Perhaps the greatest internal flaw in the Seminar’s work has to do with its subject’s nature. Ultimately, the Seminar partici­pants reject portions of the Gos­pels as “nontypical” of Jesus, not on the basis of external evidence but merely their own subjective opinion concerning what He must have been like. Rejecting the Gospels as unreliable, they construct an imaginary Jesus and then measure the biblical por­trait by their own corrupt standard.

As noted earlier, Funk states that Jesus had no interest in start­ing a church and that He was definitely not the savior of the world. Seeing that such views are not the views expressed in the extant historical material (i.e., the Gospels), where do Funk and his associates get such a view? It is, in the final analysis, personal bias; a “guess” mas­querading as “truth” with the support of slanted “scholarship.”

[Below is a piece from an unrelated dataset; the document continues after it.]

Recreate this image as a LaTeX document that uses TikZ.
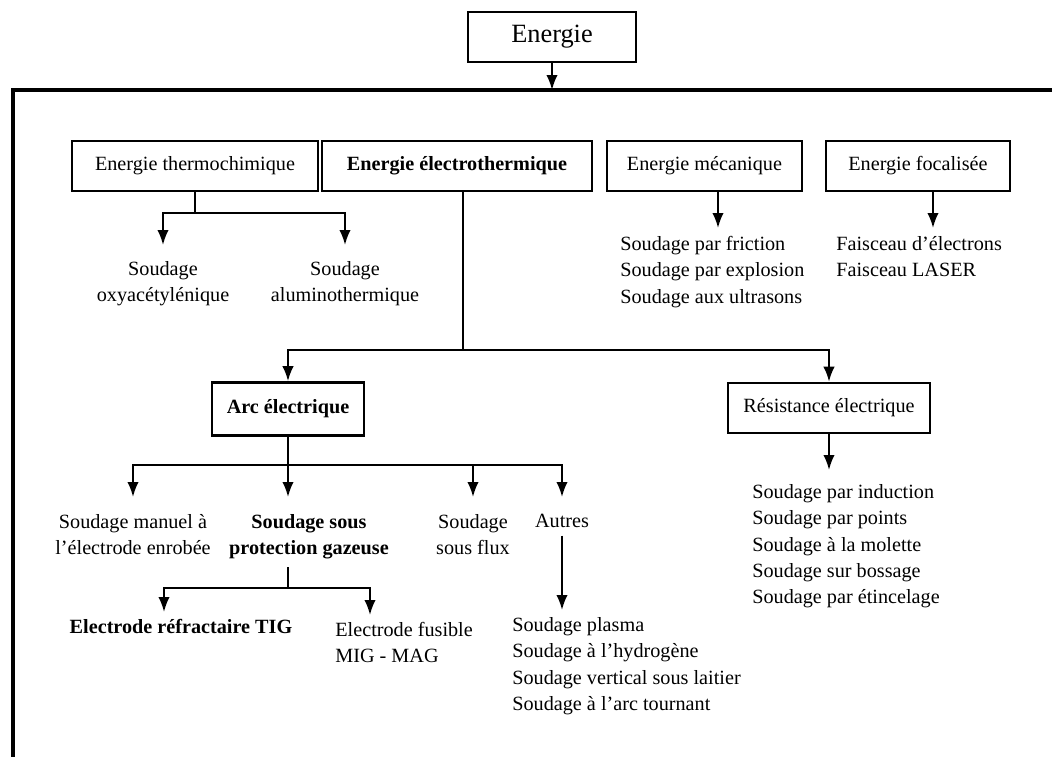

The fruit of the Jesus Seminar is the natural product of a dis­eased tree. With roots in rationalism, a tree afflicted with the errors of Form and Redaction Criticism has produced corrupt fruit. The assumptions and ap­proach of the Seminar are both internally and biblically flawed.

In the final analysis, the work being done by the Seminar scholars is no different than the efforts of others who have gone before: “For even though they knew God, they did not honor Him as God, or give thanks, but they became futile in their speculations and their foolish heart was darkened. Professing to be wise, they became fools…” (Rom. 1:21-22).